ENTITIES AND PUBLIC POLICIES
29 november 2017
THE FUTURE OF HEALTH INSURANCE
Ensure the efficiency of spending,
empower the actors
The health insurance system created in 1945 has enabled France to show good results
in terms of life expectancy. However, the prevalence of practices at risk, a high infant
mortality rate and increasing inequalities in access to care, qualify these results, which,
moreover, are obtained at the expense of recurrent deficits. France is characterized by
high health spending as a proportion of GDP and the large share of supplementary health
insurance in its financing. Faced with the structural increase in spending, while the
current regulatory tools have reached their limits, quality and equal access to care can
only be maintained or strengthened by reforming the organization and the management
of the health system.
Satisfactory results overall but persistent weaknesses
France is characterized by one of the highest levels of life expectancy in the world, but also by
high mortality linked to the prevalence of avoidable risk behaviours (alcohol, tobacco).

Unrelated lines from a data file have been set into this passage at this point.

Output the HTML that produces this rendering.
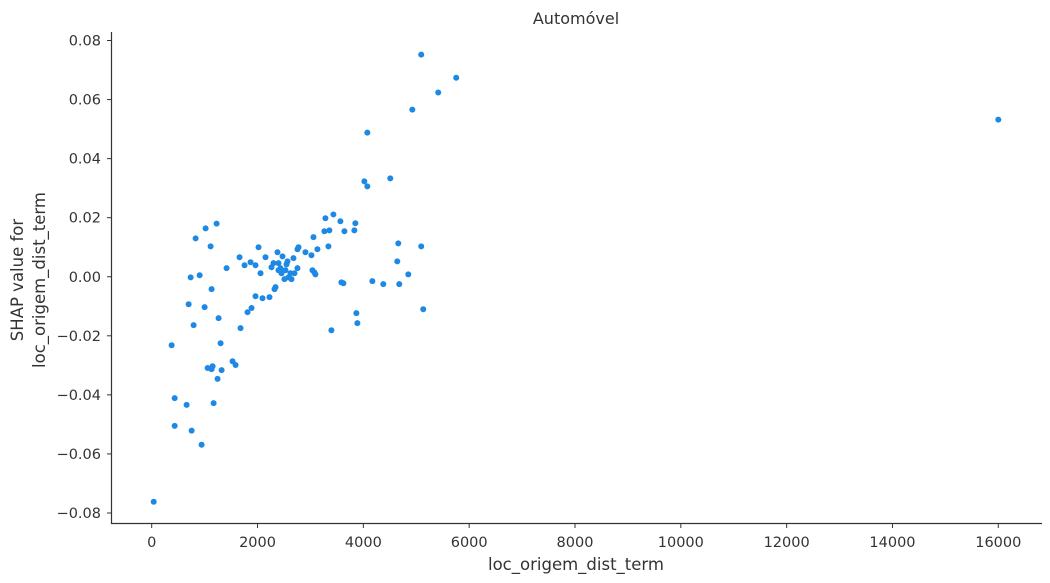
<!DOCTYPE html>
<html><head><meta charset="utf-8"><style>
html,body{margin:0;padding:0;background:#fff;}
svg{display:block;font-family:"DejaVu Sans","Liberation Sans",sans-serif;}
</style></head><body>
<svg id="chart" width="1050" height="583" xmlns="http://www.w3.org/2000/svg">
<text x="576" y="24" text-anchor="middle" font-size="16" fill="#333">Automóvel</text>
<text x="576" y="570" text-anchor="middle" font-size="16.5" fill="#333">loc_origem_dist_term</text>
<text transform="translate(23,280) rotate(-90)" text-anchor="middle" font-size="16.5" fill="#333"><tspan x="0" dy="0">SHAP value for</tspan><tspan x="0" dy="22">loc_origem_dist_term</tspan></text>
<g id="xticks"></g>
<g id="yticks"></g>
<g id="points"></g>
<line x1="111.5" y1="32" x2="111.5" y2="524" stroke="#333" stroke-width="1.2"/>
<line x1="111" y1="523.5" x2="1042" y2="523.5" stroke="#333" stroke-width="1.2"/>
</svg>
<script>
const xTickValues=[0,2000,4000,6000,8000,10000,12000,14000,16000];
const yTickValues=[-0.08,-0.06,-0.04,-0.02,0,0.02,0.04,0.06,0.08];
const distValues=[38,377,434,434,660,698,736,755,792,830,906,943,1000,1019,1057,1113,1132,1132,1151,1170,1227,1245,1264,1302,1321,1415,1528,1585,1660,1679,1755,1811,1868,1887,1962,1962,2019,2057,2094,2151,2226,2264,2302,2321,2340,2377,2396,2396,2434,2453,2472,2509,2528,2547,2566,2585,2623,2642,2679,2698,2755,2755,2774,2906,3019,3038,3057,3075,3094,3132,3264,3283,3340,3358,3396,3434,3566,3585,3623,3642,3830,3849,3868,3887,4019,4075,4075,4170,4377,4509,4641,4660,4679,4849,4925,5094,5132,5094,5415,5755,16000];
const shapValues=[-0.0762,-0.0232,-0.0411,-0.0505,-0.0434,-0.0093,-0.0002,-0.0521,-0.0164,0.0130,0.0005,-0.0569,-0.0103,0.0164,-0.0309,0.0103,-0.0042,-0.0313,-0.0303,-0.0428,0.0180,-0.0346,-0.0140,-0.0225,-0.0316,0.0029,-0.0286,-0.0299,0.0066,-0.0174,0.0039,-0.0120,0.0049,-0.0106,-0.0066,0.0039,0.0100,0.0012,-0.0073,0.0066,-0.0069,0.0032,0.0046,-0.0042,-0.0035,0.0083,0.0022,0.0046,0.0029,0.0012,0.0069,-0.0008,0.0022,0.0042,0.0052,-0.0002,0.0012,-0.0008,0.0063,0.0012,0.0029,0.0093,0.0100,0.0083,0.0073,0.0022,0.0134,0.0015,0.0008,0.0093,0.0154,0.0198,0.0103,0.0157,-0.0181,0.0211,0.0188,-0.0019,-0.0022,0.0154,0.0157,0.0181,-0.0123,-0.0157,0.0323,0.0488,0.0306,-0.0015,-0.0025,0.0333,0.0052,0.0113,-0.0025,0.0008,0.0566,0.0103,-0.0110,0.0752,0.0624,0.0674,0.0532];
const NS='http://www.w3.org/2000/svg';
function xScale(v){return 151.7+v*(846.6/16000);}
function yScale(v){return 276.75-v*(472.5/0.16);}
function fmtY(v){const s=Math.abs(v).toFixed(2);return (v<-1e-9?'\u2212':'')+s;}
const xg=document.getElementById('xticks');
xTickValues.forEach(v=>{
  const x=xScale(v);
  const l=document.createElementNS(NS,'line');
  l.setAttribute('x1',x);l.setAttribute('x2',x);l.setAttribute('y1',523.5);l.setAttribute('y2',528);
  l.setAttribute('stroke','#333');
  
  
  xg.appendChild(l);
  const t=document.createElementNS(NS,'text');
  t.setAttribute('x',x);t.setAttribute('y',547);t.setAttribute('text-anchor','middle');
  t.setAttribute('font-size','14.5');t.setAttribute('fill','#333');
  t.textContent=String(v);
  
  
  xg.appendChild(t);
});
const yg=document.getElementById('yticks');
yTickValues.forEach(v=>{
  const y=yScale(v);
  const l=document.createElementNS(NS,'line');
  l.setAttribute('x1',107);l.setAttribute('x2',111.5);l.setAttribute('y1',y);l.setAttribute('y2',y);
  l.setAttribute('stroke','#333');
  
  
  yg.appendChild(l);
  const t=document.createElementNS(NS,'text');
  t.setAttribute('x',101);t.setAttribute('y',y+5);t.setAttribute('text-anchor','end');
  t.setAttribute('font-size','14.5');t.setAttribute('fill','#333');
  t.textContent=fmtY(v);
  
  
  yg.appendChild(t);
});
const pg=document.getElementById('points');
distValues.forEach((d,i)=>{
  const c=document.createElementNS(NS,'circle');
  c.setAttribute('cx',xScale(d));c.setAttribute('cy',yScale(shapValues[i]));
  c.setAttribute('r',3);c.setAttribute('fill','#1e88e5');
  
  
  pg.appendChild(c);
});
</script>
</body></html>
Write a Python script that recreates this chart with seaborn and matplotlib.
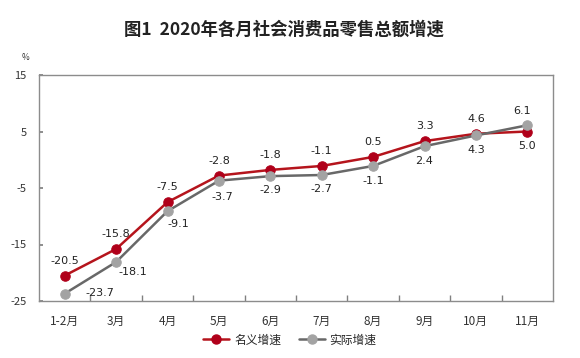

Difficulties are developing or worsening in areas of public health, access to care, equality and
quality of patient coverage and support for health professionals.
Persistent deficits and a significant social security debt undermine the strength and legitimacy
of the health system by putting the burden on subsequent generations, while the ageing of the
population, the development of chronic diseases and the rising cost of care techniques imply
increasing funding difficulties.
Spending containment policies are too often flawed
The Cour has identified efficiency issues in the organization of the healthcare system amounting
to several billion euros. However, existing tools do not enable the obstacles that prevent
improvement in services and reduce their cost to be overcome. In addition to the necessary
streamlining of its organization, health insurance could be given more ambitious objectives, such
as redefining the respective areas of mandatory and complementary coverage, or setting up a
"healthcare shield" that will equitably limit the excess to be paid by the patient. Price excesses,
which hinder equal access to care, should be better controlled, and the conventional negotiation
framework reviewed in depth. As is the case in Germany, healthcare professions could be more
accountable in terms of installation, contractual agreements and remuneration.
The division of competences between medical practitioners and auxiliaries, as well as the
modalities for their cooperation, should also be reviewed. Better coordination between
community medicine and hospitals, which is necessary in particular to improve the response to
medical emergencies, involves breaking away from the current logic, centered on the hospital,
to build real care pathways.
Regulatory methods held in check
The Cour has identified several flaws in the health system, which should be remedied: a costly
predominance of the hospital, the lack of regulation of heavy healthcare equipment,
compartmentalization among professions, territorial distribution of supply of care that is
unbalanced and disconnected from needs, poor planning, inoperative rules on the installation of
professionals and shortcomings in health insurance coverage decisions.
In addition, the current mode of remuneration for facilities and professionals, discussed in a
partnership framework that is often impeded, encourages the multiplication of acts, becomes far
removed from real costs and does not take enough account of public health objectives.
Prioritize public health and quality of care objectives
Prevention, which is insufficient in France, must be reorganized and placed at the heart of public
action by involving and empowering patients and health professionals. The appropriateness,
quality and safety of care could be the central axis of a reform that should also focus on fighting
fraud more effectively and strengthening controls. In this respect, the digitisation of healthcare
provides the opportunity, through active exploitation of data, to improve treatments and
prevention, to better coordinate care and to develop telemedicine.
The steering of the healthcare system needs to be clarified and the means of action available to
regional health agencies strengthened, by envisaging, in particular, spending envelopes at the
regional level, which would allow for restructuring of healthcare provision to be more ambitious
and better adapted to needs. The creation of a National Health Agency, bringing together the
competencies of central administration and health insurance, would also be a step forward.
The Cour has formulated 17 recommendations centered on seven key issues:
revamp the framework for health insurance financial management;
reorganise health insurance;
make access to care more equitable;
better organize the healthcare system to adapt it to the needs of patients;
ensure quality and safety of care in all areas;
encourage the optimal use of health insurance resources;
reunify and strengthen the steering of the healthcare system.